Çit ile av yapacak avcı çiti kullanmasını çok iyi bilmelidir. Dağa çıkıldığında sopalarına takılan çitin hep arkasından gidilir. Çit'i gören av hayvanları ses ile yerlerini belirtirler. Eğer av tüfek atımından uzakta ise avcı kendini göstermeden çitini hayvandan saklayıp tüfek atacak mesafeye kadar sokulmalıdır. Belirli bir mesafeye yaklaşıldığında çitin üst kısmından itibaren yavaş yavaş yükselterek hayvanın dikkatini çekip aynı usülle çiti bir iki dakikalık süre için tekrar gözden kaybetmelidir. Çiti gösterip tekrar kaybeden avcı, hayvanlara çiti yeniden göstermekle tesir altına almış olur. Tüfeği ile ateş etmek için olası ise çitin uçları toprağa bastırılarak sabitlenir. İlk tüfek atıldıktan sonra hemen çitin arkasından çıkılmaz. Bazen vurulmayan hayvanlar kaçmaz yada hemen aynı yere geri dönerler.İkinci atış şansı olabilir.
ÇİT AVI ÇOK TEHLİKELİDİR
Görülebilecek tehlike iki türlüdür. Birincisi çiti elde tutup kendini gizlemek için dışarıya bakamadığından avcı bazen bir uçurumdan aşağı pek ala uçabilir. Dışarıya yanlızca çitin deliklerinden yada çiti kol uzunluğunda önünde tutarak yanlızca ayak uçlarından gördüğü için sıkça düşer. İkinci tür tehlike de hayvanların saldırısıdır. Özellikle yılanlar olanca kin ve hıncı ile saldırır. Çoğu kez önce dikilip ondan sonra şiddetle çite atıldıkları görülmüştür. Avcı elinde çit olduğundan ileriyi göremez. Bu nedenle yılanın saldırılarını da fark etmez. Yılan saldırdığında doğruca çitin arkasına geçmek ister. Yüzyüze çite saldırmak yerine avcıları ayak arasından çitin arkasına geçer. Tabi avcının bacaklarına saldırmaması için bir sebep yok...

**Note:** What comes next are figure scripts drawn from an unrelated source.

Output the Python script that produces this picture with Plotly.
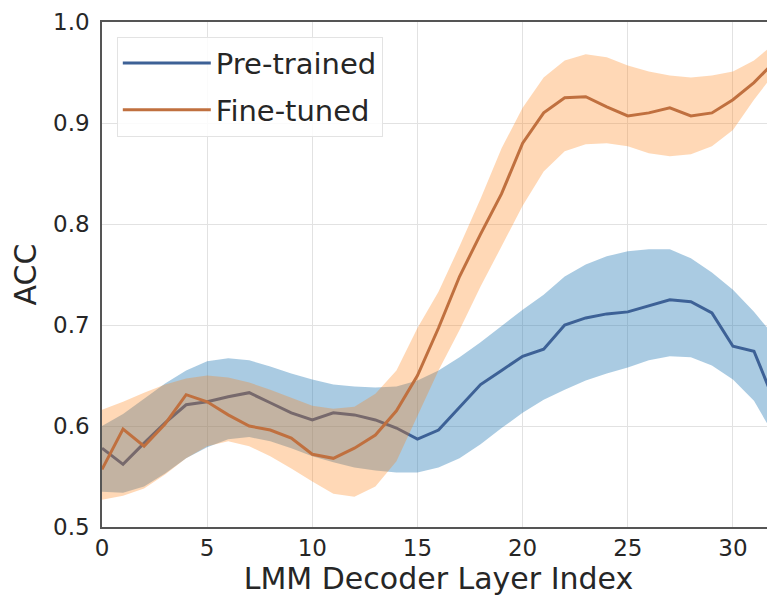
import plotly.graph_objects as go

layers = list(range(33))

pre_mean = [0.578, 0.562, 0.583, 0.603, 0.621, 0.624, 0.629, 0.633, 0.623, 0.613, 0.606,
            0.613, 0.611, 0.606, 0.598, 0.587, 0.596, 0.619, 0.641, 0.655, 0.669, 0.676,
            0.700, 0.707, 0.711, 0.713, 0.719, 0.725, 0.723, 0.712, 0.679, 0.674, 0.623]
pre_upper = [0.600, 0.612, 0.627, 0.642, 0.655, 0.664, 0.667, 0.665, 0.659, 0.652, 0.646,
             0.641, 0.639, 0.638, 0.639, 0.645, 0.655, 0.668, 0.683, 0.699, 0.715, 0.730,
             0.748, 0.760, 0.768, 0.773, 0.775, 0.775, 0.766, 0.752, 0.735, 0.713, 0.688]
pre_lower = [0.535, 0.534, 0.540, 0.553, 0.568, 0.579, 0.587, 0.589, 0.585, 0.578, 0.570,
             0.564, 0.559, 0.556, 0.554, 0.554, 0.559, 0.568, 0.582, 0.598, 0.613, 0.626,
             0.636, 0.645, 0.652, 0.658, 0.665, 0.669, 0.668, 0.660, 0.646, 0.625, 0.589]

ft_mean = [0.557, 0.597, 0.580, 0.602, 0.631, 0.624, 0.611, 0.600, 0.596, 0.588, 0.572,
           0.568, 0.578, 0.591, 0.615, 0.650, 0.697, 0.748, 0.790, 0.830, 0.880, 0.910,
           0.925, 0.926, 0.916, 0.907, 0.910, 0.915, 0.907, 0.910, 0.923, 0.940, 0.961]
ft_upper = [0.616, 0.624, 0.633, 0.641, 0.647, 0.650, 0.648, 0.643, 0.636, 0.628, 0.620,
            0.617, 0.619, 0.632, 0.655, 0.697, 0.733, 0.778, 0.825, 0.875, 0.915, 0.945,
            0.962, 0.968, 0.965, 0.957, 0.951, 0.947, 0.945, 0.947, 0.951, 0.962, 0.979]
ft_lower = [0.527, 0.531, 0.538, 0.552, 0.568, 0.580, 0.585, 0.580, 0.570, 0.558, 0.545,
            0.533, 0.530, 0.540, 0.565, 0.610, 0.655, 0.695, 0.738, 0.778, 0.818, 0.852,
            0.872, 0.879, 0.880, 0.877, 0.870, 0.867, 0.869, 0.877, 0.893, 0.923, 0.950]

series_names = ["Pre-trained", "Fine-tuned"]
x_ticks = [0, 5, 10, 15, 20, 25, 30]
y_ticks = [0.5, 0.6, 0.7, 0.8, 0.9, 1.0]

FONT = "DejaVu Sans"
BLUE_LINE = "#3d6196"
BLUE_FILL = "rgba(31,119,180,0.38)"
ORANGE_LINE = "#c0703f"
ORANGE_FILL = "rgba(255,127,14,0.30)"

fig = go.Figure()

def add_series(name, mean, upper, lower, line_color, fill_color, group):
    fig.add_trace(go.Scatter(x=layers, y=upper, mode="lines", line=dict(width=0, color=fill_color),
                             showlegend=False, hoverinfo="skip", legendgroup=group))
    fig.add_trace(go.Scatter(x=layers, y=lower, mode="lines", line=dict(width=0, color=fill_color),
                             fill="tonexty", fillcolor=fill_color, showlegend=False, hoverinfo="skip",
                             legendgroup=group))
    fig.add_trace(go.Scatter(x=layers, y=mean, mode="lines", name=name, legendgroup=group,
                             line=dict(color=line_color, width=3)))

add_series(series_names[0], pre_mean, pre_upper, pre_lower, BLUE_LINE, BLUE_FILL, "g1")
add_series(series_names[1], ft_mean, ft_upper, ft_lower, ORANGE_LINE, ORANGE_FILL, "g2")

# The page body has an 8px margin, so margins are offset to place the plot area as in the reference.
fig.update_layout(
    width=775, height=597,
    margin=dict(l=94, r=8, t=14, b=78),
    paper_bgcolor="white", plot_bgcolor="white",
    font=dict(family=FONT, color="#262626"),
    legend=dict(x=0.022, y=0.971, xanchor="left", yanchor="top", traceorder="grouped",
                tracegroupgap=6,
                bgcolor="rgba(255,255,255,0.85)", bordercolor="#e3e3e3", borderwidth=1,
                font=dict(family=FONT, size=29, color="#262626"),
                itemwidth=88),
)
fig.update_xaxes(range=[0, 32], tickvals=x_ticks, showgrid=True, gridcolor="#e2e2e2", gridwidth=1,
                 showline=True, linecolor="#555555", linewidth=1.5, mirror=True, automargin=False,
                 ticks="", tickfont=dict(family=FONT, size=23, color="#262626"),
                 title=dict(text="LMM Decoder Layer Index", font=dict(family=FONT, size=30, color="#262626"),
                            standoff=1),
                 zeroline=False)
fig.update_yaxes(range=[0.5, 1.0], tickvals=y_ticks, tickformat=".1f", showgrid=True,
                 gridcolor="#e2e2e2", gridwidth=1, automargin=False,
                 showline=True, linecolor="#555555", linewidth=1.5, mirror=True,
                 ticks="", ticklabelstandoff=6, tickfont=dict(family=FONT, size=23, color="#262626"),
                 title=dict(text="ACC", font=dict(family=FONT, size=30, color="#262626"), standoff=9),
                 zeroline=False)

fig.write_html("out.html")
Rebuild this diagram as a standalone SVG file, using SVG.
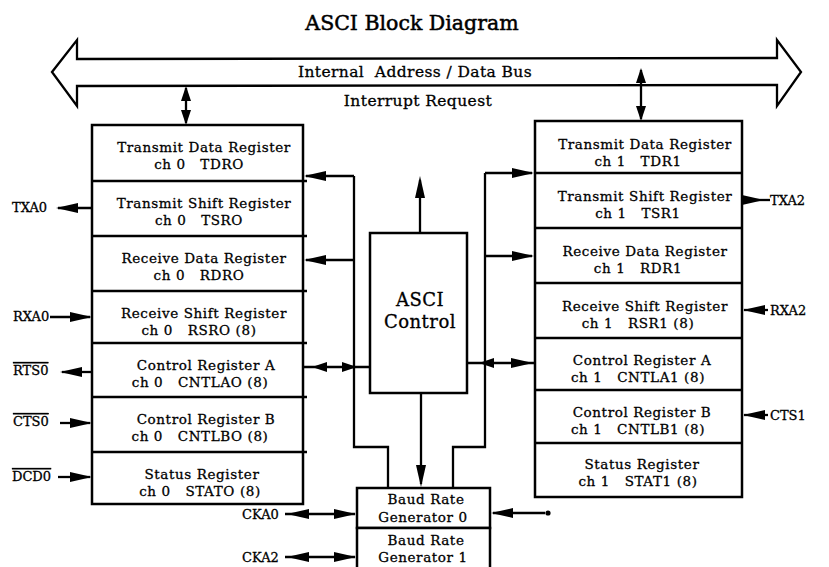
<svg xmlns="http://www.w3.org/2000/svg" xmlns:xlink="http://www.w3.org/1999/xlink" width="829" height="567" viewBox="0 0 829 567">
<style>
  .box { fill: #fff; stroke: #000; stroke-width: 2.5; }
  .div { stroke: #000; stroke-width: 2.3; fill: none; }
  .ln { stroke: #000; stroke-width: 2.3; fill: none; }
  text { white-space: pre; fill: #000; stroke: #000; stroke-width: 0.3; font-family: "DejaVu Serif", "Liberation Serif", serif; }
  .t { font-size: 13.5px; letter-spacing: 0.6px; text-anchor: middle; }
  .sig { font-size: 13px; }
  .ov { text-decoration: overline; }
  .title { font-size: 20.5px; text-anchor: middle; stroke-width: 0.5; }
  .bus { font-size: 15.5px; text-anchor: middle; letter-spacing: 0.4px; }
  .ctl { font-size: 18px; text-anchor: middle; letter-spacing: 0.5px; }
</style>
<defs>
  <path id="ah" d="M0,0 L-22,-5 L-22,5 Z" fill="#000"/>
  <path id="ahs" d="M0,0 L-15,-5 L-15,5 Z" fill="#000"/>
</defs>
<rect width="829" height="567" fill="#fff"/>

<text class="title" x="412" y="30">ASCI Block Diagram</text>

<g id="connectors">
  <!-- internal bus double arrow -->
  <path class="ln" d="M52,72 L77,40 L77,59 L777,58 L777,40 L801,72 L777,106 L777,85 L77,86 L77,106 Z"/>
  <!-- bus to channel 0 / channel 1 -->
  <line class="ln" x1="186" y1="88" x2="186" y2="123"/>
  <use xlink:href="#ahs" transform="translate(186,86) rotate(-90)"/>
  <use xlink:href="#ahs" transform="translate(186,125) rotate(90)"/>
  <line class="ln" x1="641" y1="70" x2="641" y2="119"/>
  <use xlink:href="#ahs" transform="translate(641,68) rotate(-90)"/>
  <use xlink:href="#ahs" transform="translate(641,121) rotate(90)"/>

  <!-- left internal path -->
  <path class="ln" d="M354,176 L354,447 L388,447 L388,488"/>
  <line class="ln" x1="354" y1="176" x2="306" y2="176"/>
  <use xlink:href="#ah" transform="translate(304,176) rotate(180)"/>
  <line class="ln" x1="354" y1="260" x2="306" y2="260"/>
  <use xlink:href="#ah" transform="translate(304,260) rotate(180)"/>

  <!-- right internal path -->
  <path class="ln" d="M485,173 L485,447 L453,447 L453,488"/>
  <line class="ln" x1="485" y1="173" x2="532" y2="173"/>
  <use xlink:href="#ah" transform="translate(534,173)"/>
  <line class="ln" x1="485" y1="256" x2="532" y2="256"/>
  <use xlink:href="#ah" transform="translate(534,256)"/>

  <!-- ASCI control up / down -->
  <line class="ln" x1="420" y1="233" x2="420" y2="180"/>
  <use xlink:href="#ah" transform="translate(420,176) rotate(-90)"/>
  <line class="ln" x1="421" y1="393" x2="421" y2="484"/>
  <use xlink:href="#ah" transform="translate(421,487) rotate(90)"/>

  <!-- control register A links -->
  <line class="ln" x1="303" y1="367" x2="370" y2="367"/>
  <use xlink:href="#ahs" transform="translate(312,367) rotate(180)"/>
  <use xlink:href="#ahs" transform="translate(357,367)"/>
  <line class="ln" x1="467" y1="363" x2="535" y2="363"/>
  <use xlink:href="#ahs" transform="translate(479,363) rotate(180)"/>
  <use xlink:href="#ah" transform="translate(533,363)"/>

  <!-- channel 0 external signals -->
  <line class="ln" x1="58" y1="208" x2="92" y2="208"/>
  <use xlink:href="#ah" transform="translate(56,208) rotate(180)"/>
  <line class="ln" x1="50" y1="317" x2="90" y2="317"/>
  <use xlink:href="#ah" transform="translate(92,317)"/>
  <line class="ln" x1="62" y1="372" x2="92" y2="372"/>
  <use xlink:href="#ah" transform="translate(60,372) rotate(180)"/>
  <line class="ln" x1="60" y1="423" x2="90" y2="423"/>
  <use xlink:href="#ah" transform="translate(92,423)"/>
  <line class="ln" x1="58" y1="477" x2="90" y2="477"/>
  <use xlink:href="#ah" transform="translate(92,477)"/>

  <!-- channel 1 external signals -->
  <line class="ln" x1="742" y1="200" x2="770" y2="200"/>
  <use xlink:href="#ah" transform="translate(764,200)"/>
  <line class="ln" x1="744" y1="310" x2="768" y2="310"/>
  <use xlink:href="#ah" transform="translate(743,310) rotate(180)"/>
  <line class="ln" x1="744" y1="415" x2="768" y2="415"/>
  <use xlink:href="#ah" transform="translate(743,415) rotate(180)"/>

  <!-- baud rate inputs -->
  <circle cx="548" cy="513" r="2.6" fill="#000"/>
  <line class="ln" x1="545" y1="513" x2="493" y2="513"/>
  <use xlink:href="#ah" transform="translate(491,513) rotate(180)"/>
  <line class="ln" x1="285" y1="514" x2="355" y2="514"/>
  <use xlink:href="#ah" transform="translate(287,514) rotate(180)"/>
  <use xlink:href="#ah" transform="translate(356,514)"/>
  <line class="ln" x1="285" y1="557" x2="355" y2="557"/>
  <use xlink:href="#ah" transform="translate(287,557) rotate(180)"/>
  <use xlink:href="#ah" transform="translate(356,557)"/>
</g>

<text class="bus" x="415" y="77">Internal  Address / Data Bus</text>
<text class="bus" x="418" y="106">Interrupt Request</text>

<g id="ch0-registers">
  <rect class="box" x="92" y="125" width="211" height="379"/>
  <path class="div" d="M92,181 H307 M92,236 H307 M92,291 H307 M92,343 H307 M92,397 H307 M92,452 H307"/>
  <g id="TDR0"><text class="t" x="204" y="152">Transmit Data Register</text><text class="t" x="199" y="169">ch 0   TDRO</text></g>
  <g id="TSR0"><text class="t" x="204" y="208">Transmit Shift Register</text><text class="t" x="199" y="225">ch 0   TSRO</text></g>
  <g id="RDR0"><text class="t" x="204" y="263">Receive Data Register</text><text class="t" x="199" y="280">ch 0   RDRO</text></g>
  <g id="RSR0"><text class="t" x="204" y="318">Receive Shift Register</text><text class="t" x="199" y="335">ch 0   RSRO (8)</text></g>
  <g id="CNTLA0"><text class="t" x="206" y="370">Control Register A</text><text class="t" x="200" y="387">ch 0   CNTLAO (8)</text></g>
  <g id="CNTLB0"><text class="t" x="206" y="424">Control Register B</text><text class="t" x="200" y="441">ch 0   CNTLBO (8)</text></g>
  <g id="STAT0"><text class="t" x="202" y="479">Status Register</text><text class="t" x="200" y="496">ch 0   STATO (8)</text></g>
</g>

<g id="ch1-registers">
  <rect class="box" x="535" y="121" width="207" height="376"/>
  <path class="div" d="M535,173 H742 M535,228 H742 M535,283 H742 M535,338 H742 M535,390 H742 M535,443 H742"/>
  <g id="TDR1"><text class="t" x="645" y="149">Transmit Data Register</text><text class="t" x="638" y="166">ch 1   TDR1</text></g>
  <g id="TSR1"><text class="t" x="645" y="201">Transmit Shift Register</text><text class="t" x="638" y="218">ch 1   TSR1</text></g>
  <g id="RDR1"><text class="t" x="645" y="256">Receive Data Register</text><text class="t" x="638" y="273">ch 1   RDR1</text></g>
  <g id="RSR1"><text class="t" x="645" y="311">Receive Shift Register</text><text class="t" x="638" y="328">ch 1   RSR1 (8)</text></g>
  <g id="CNTLA1"><text class="t" x="642" y="365">Control Register A</text><text class="t" x="638" y="382">ch 1   CNTLA1 (8)</text></g>
  <g id="CNTLB1"><text class="t" x="642" y="417">Control Register B</text><text class="t" x="638" y="434">ch 1   CNTLB1 (8)</text></g>
  <g id="STAT1"><text class="t" x="642" y="469">Status Register</text><text class="t" x="638" y="486">ch 1   STAT1 (8)</text></g>
</g>

<g id="asci-control">
  <rect class="box" x="370" y="233" width="97" height="160"/>
  <text class="ctl" x="420" y="306">ASCI</text>
  <text class="ctl" x="420" y="328">Control</text>
</g>

<g id="baud-rate">
  <rect class="box" x="357" y="488" width="133" height="40"/>
  <rect class="box" x="357" y="528" width="133" height="45"/>
  <text class="t" x="426" y="504">Baud Rate</text>
  <text class="t" x="423" y="522">Generator 0</text>
  <text class="t" x="426" y="545">Baud Rate</text>
  <text class="t" x="423" y="562">Generator 1</text>
</g>

<g id="signals">
  <text class="sig" x="12" y="212">TXA0</text>
  <text class="sig" x="13" y="321">RXA0</text>
  <text class="sig ov" x="13" y="375">RTS0</text>
  <text class="sig ov" x="13" y="426">CTS0</text>
  <text class="sig ov" x="12" y="481">DCD0</text>
  <text class="sig" x="242" y="519">CKA0</text>
  <text class="sig" x="242" y="562">CKA2</text>
  <text class="sig" x="770" y="205">TXA2</text>
  <text class="sig" x="770" y="315">RXA2</text>
  <text class="sig" x="770" y="420">CTS1</text>
</g>
</svg>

Bu tür tehlike içerisine birde günümüzde nesli kalan ayılar girer. Ayınında çiti görünce şiddetle saldırıya geçtiği çeşitli avcıların hatıralarında dinlenmiştir.
Çitin Elazığ ve Diyarbakır' da dyulduğu, İçel ilçesinde de 1950 yıllarında kullanıldığını, ancak şimdi hiç kullanılmadığı yaptığımız araştırmalardan anlaşılmıştır. Ayrıca İçel yöresinde çite Ala denildiğinide belirtelim.
Hilmi DULKADİR / Avcı Rasgele Dergisi Ocak-Şubat 1990
Bu arada çit avının yasak ve tehlikeli bir av türü olduğunu bir kere daha hatırlatalım.